▼
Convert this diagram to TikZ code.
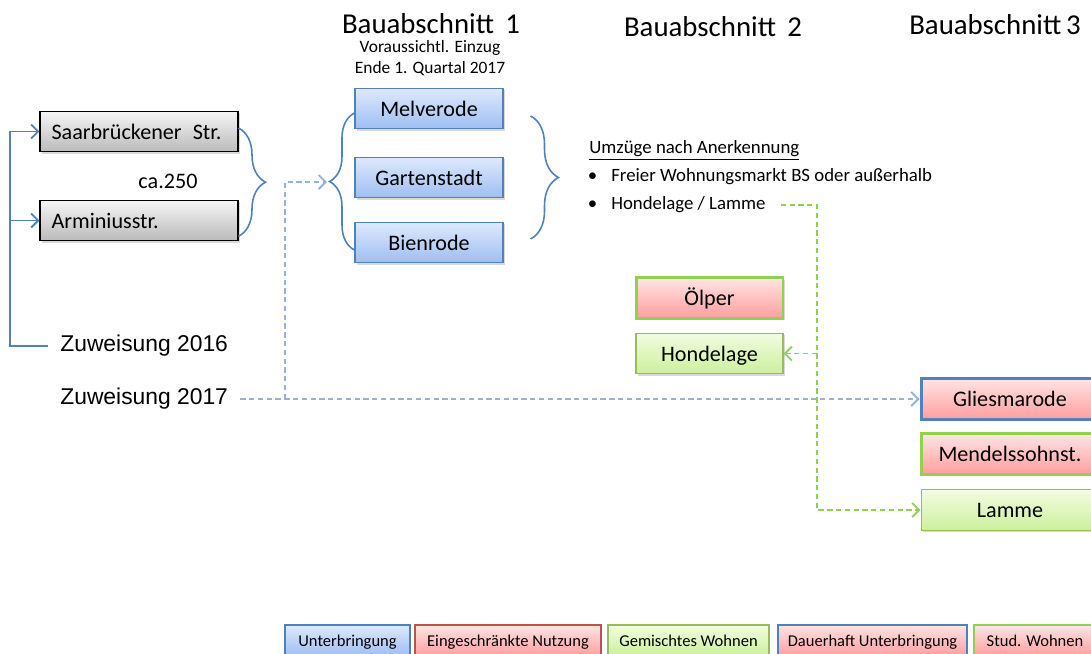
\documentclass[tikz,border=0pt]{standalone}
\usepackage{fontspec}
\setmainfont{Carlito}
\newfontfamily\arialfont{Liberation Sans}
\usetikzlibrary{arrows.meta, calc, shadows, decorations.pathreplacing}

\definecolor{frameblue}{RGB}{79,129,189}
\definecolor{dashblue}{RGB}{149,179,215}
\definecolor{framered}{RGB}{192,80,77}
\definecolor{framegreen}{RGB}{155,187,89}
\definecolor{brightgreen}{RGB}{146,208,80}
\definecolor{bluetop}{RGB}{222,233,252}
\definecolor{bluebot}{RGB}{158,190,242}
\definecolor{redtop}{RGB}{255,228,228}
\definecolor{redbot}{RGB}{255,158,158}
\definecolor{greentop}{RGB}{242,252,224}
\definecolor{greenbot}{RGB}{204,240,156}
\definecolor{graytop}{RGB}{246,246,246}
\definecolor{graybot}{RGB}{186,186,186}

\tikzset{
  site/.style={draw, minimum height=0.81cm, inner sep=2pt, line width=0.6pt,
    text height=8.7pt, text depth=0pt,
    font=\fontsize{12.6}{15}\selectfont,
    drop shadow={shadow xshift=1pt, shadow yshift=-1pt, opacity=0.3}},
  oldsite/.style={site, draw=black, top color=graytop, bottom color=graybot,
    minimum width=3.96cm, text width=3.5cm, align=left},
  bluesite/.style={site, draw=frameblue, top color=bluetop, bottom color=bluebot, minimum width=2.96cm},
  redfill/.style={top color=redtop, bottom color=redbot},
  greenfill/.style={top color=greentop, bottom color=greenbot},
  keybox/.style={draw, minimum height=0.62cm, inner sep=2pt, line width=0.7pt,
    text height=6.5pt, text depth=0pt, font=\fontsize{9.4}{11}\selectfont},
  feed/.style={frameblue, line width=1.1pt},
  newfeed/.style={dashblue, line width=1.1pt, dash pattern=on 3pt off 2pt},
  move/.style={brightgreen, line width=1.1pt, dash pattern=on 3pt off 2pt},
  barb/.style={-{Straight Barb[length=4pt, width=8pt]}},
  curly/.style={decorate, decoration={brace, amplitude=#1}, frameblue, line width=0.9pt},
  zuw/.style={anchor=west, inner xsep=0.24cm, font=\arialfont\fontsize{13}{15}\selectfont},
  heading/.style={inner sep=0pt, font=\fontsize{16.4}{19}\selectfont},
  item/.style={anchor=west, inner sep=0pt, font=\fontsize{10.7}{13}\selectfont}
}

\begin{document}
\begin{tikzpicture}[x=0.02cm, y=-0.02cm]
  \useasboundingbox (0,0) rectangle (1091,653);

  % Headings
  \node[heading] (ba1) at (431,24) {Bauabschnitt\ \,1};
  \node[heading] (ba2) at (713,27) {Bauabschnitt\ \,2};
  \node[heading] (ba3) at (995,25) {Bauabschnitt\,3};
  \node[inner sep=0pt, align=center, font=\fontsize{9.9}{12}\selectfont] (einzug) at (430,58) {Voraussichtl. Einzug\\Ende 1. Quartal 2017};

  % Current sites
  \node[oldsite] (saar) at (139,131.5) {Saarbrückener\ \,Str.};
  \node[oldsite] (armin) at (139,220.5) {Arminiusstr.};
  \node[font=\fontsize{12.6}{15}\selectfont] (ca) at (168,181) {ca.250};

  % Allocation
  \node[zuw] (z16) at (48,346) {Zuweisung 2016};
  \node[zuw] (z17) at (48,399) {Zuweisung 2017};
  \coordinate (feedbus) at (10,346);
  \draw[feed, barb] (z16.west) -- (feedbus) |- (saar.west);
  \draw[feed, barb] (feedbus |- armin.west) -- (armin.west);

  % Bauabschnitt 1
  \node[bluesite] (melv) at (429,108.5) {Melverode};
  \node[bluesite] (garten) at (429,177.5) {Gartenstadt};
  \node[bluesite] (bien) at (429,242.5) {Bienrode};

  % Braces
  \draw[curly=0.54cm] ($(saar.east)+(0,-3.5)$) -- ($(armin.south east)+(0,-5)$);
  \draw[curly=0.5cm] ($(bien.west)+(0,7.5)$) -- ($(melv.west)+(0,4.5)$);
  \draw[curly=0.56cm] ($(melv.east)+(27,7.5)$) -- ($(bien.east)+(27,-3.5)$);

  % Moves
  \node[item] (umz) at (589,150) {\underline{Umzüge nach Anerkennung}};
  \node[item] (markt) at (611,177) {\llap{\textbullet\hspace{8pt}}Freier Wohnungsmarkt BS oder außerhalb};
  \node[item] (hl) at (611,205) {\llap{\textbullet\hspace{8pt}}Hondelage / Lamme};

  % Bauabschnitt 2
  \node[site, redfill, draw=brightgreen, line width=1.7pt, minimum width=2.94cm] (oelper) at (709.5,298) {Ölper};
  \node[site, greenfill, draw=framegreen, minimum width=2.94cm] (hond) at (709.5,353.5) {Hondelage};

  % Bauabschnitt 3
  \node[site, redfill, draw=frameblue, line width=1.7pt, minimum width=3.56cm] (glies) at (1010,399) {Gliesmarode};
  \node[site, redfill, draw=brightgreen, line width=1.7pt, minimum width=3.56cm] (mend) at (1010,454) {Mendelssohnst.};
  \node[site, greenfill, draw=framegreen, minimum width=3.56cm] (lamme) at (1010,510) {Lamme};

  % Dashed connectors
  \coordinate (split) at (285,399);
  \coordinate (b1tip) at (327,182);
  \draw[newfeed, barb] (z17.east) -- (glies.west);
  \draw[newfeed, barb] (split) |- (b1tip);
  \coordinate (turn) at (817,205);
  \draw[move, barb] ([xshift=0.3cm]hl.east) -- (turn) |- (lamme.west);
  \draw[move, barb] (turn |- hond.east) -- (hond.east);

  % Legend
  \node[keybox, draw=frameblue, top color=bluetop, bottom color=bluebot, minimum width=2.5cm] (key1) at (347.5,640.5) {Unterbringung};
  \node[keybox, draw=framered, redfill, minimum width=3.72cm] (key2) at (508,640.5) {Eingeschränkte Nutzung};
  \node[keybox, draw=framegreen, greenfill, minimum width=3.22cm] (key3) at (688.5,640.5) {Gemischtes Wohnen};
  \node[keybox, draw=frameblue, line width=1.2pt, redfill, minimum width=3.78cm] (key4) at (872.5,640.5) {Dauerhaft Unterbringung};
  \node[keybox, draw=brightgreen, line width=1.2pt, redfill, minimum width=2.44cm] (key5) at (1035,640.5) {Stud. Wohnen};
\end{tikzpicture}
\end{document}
▲
▼
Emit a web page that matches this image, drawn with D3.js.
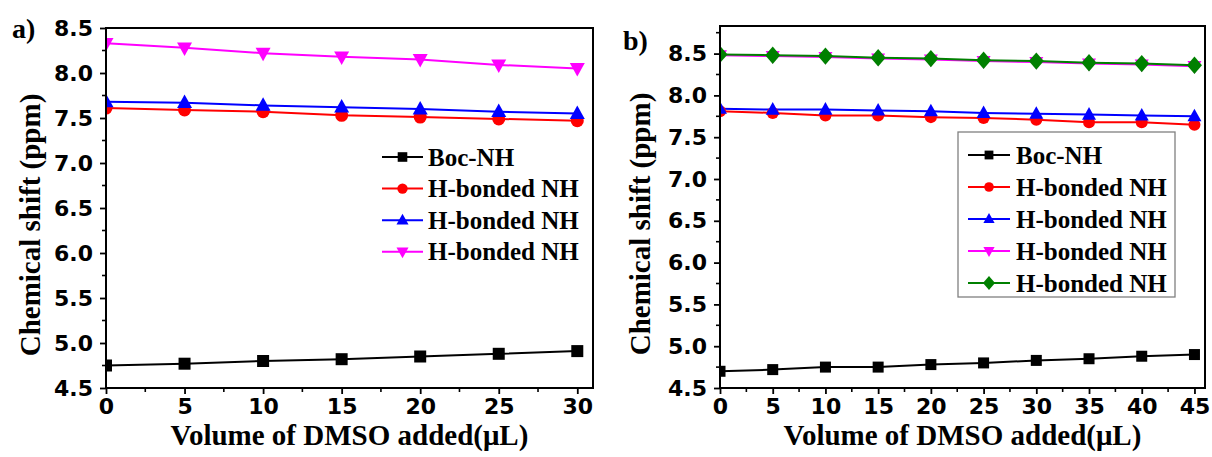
▲
▼
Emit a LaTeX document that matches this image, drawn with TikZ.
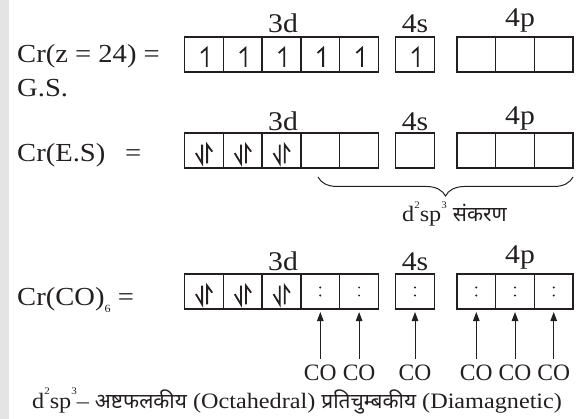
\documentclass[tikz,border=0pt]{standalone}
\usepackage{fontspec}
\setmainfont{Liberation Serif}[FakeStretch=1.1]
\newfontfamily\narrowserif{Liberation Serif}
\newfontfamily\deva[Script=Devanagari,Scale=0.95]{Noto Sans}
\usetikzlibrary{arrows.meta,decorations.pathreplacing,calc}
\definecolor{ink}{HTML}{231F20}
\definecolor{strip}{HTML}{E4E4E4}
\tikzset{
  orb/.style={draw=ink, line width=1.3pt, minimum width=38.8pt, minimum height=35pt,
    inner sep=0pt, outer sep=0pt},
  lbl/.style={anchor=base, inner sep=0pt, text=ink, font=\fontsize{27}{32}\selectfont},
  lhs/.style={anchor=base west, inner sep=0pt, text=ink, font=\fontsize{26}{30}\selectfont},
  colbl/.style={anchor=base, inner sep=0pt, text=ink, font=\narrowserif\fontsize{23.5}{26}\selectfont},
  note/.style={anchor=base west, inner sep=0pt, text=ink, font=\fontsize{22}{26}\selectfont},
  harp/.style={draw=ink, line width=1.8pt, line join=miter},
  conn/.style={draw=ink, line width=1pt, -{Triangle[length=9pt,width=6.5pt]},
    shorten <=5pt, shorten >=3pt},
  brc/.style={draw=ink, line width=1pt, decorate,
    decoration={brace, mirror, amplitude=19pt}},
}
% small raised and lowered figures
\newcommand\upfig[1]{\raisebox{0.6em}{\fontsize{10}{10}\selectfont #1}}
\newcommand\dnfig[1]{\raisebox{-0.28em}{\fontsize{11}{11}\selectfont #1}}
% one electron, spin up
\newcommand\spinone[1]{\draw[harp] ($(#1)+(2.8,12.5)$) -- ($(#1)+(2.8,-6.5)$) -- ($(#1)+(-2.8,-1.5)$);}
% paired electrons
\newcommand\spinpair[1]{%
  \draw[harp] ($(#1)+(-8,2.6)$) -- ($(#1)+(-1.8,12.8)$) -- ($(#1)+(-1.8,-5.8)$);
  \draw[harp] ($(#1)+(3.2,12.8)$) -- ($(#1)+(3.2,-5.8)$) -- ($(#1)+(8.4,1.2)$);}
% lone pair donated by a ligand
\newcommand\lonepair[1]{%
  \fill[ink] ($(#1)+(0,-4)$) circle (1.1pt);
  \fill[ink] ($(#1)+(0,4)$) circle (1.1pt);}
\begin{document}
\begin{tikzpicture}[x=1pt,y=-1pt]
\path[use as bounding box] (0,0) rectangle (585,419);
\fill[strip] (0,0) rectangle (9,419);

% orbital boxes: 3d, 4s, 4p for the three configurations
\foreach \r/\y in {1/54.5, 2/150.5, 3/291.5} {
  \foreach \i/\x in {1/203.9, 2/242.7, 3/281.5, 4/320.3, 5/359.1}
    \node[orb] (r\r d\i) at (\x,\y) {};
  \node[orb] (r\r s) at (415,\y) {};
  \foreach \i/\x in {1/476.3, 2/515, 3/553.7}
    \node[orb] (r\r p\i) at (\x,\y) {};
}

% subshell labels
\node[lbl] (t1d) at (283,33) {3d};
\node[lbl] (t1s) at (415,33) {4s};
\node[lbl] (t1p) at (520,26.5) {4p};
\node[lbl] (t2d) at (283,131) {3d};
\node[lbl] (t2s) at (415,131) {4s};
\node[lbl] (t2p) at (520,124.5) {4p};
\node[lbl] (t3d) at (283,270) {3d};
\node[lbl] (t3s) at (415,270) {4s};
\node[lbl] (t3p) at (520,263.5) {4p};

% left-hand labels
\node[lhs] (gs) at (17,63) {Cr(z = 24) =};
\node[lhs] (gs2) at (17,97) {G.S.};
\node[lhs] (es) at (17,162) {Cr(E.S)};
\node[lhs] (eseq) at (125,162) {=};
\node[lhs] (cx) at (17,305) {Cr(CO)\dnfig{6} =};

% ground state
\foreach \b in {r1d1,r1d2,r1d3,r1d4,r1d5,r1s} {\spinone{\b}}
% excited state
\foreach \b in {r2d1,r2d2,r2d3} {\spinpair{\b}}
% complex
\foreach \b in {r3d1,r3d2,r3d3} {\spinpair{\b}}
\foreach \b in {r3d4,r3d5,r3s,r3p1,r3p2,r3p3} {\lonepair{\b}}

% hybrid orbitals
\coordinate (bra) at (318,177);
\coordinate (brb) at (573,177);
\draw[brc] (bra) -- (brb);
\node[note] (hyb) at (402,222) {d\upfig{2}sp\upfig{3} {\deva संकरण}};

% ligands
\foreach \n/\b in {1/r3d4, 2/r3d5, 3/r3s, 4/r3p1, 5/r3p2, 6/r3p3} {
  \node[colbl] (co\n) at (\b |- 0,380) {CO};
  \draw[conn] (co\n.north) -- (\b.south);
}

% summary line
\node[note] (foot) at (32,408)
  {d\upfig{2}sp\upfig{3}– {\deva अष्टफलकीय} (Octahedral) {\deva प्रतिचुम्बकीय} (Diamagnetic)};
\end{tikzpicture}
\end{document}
▲
** Directions for this task **
Return all the lines that contain the string "drawn".

** The solution **
Emit a web page that matches this image, drawn with D3.js.
Emit a LaTeX document that matches this image, drawn with TikZ.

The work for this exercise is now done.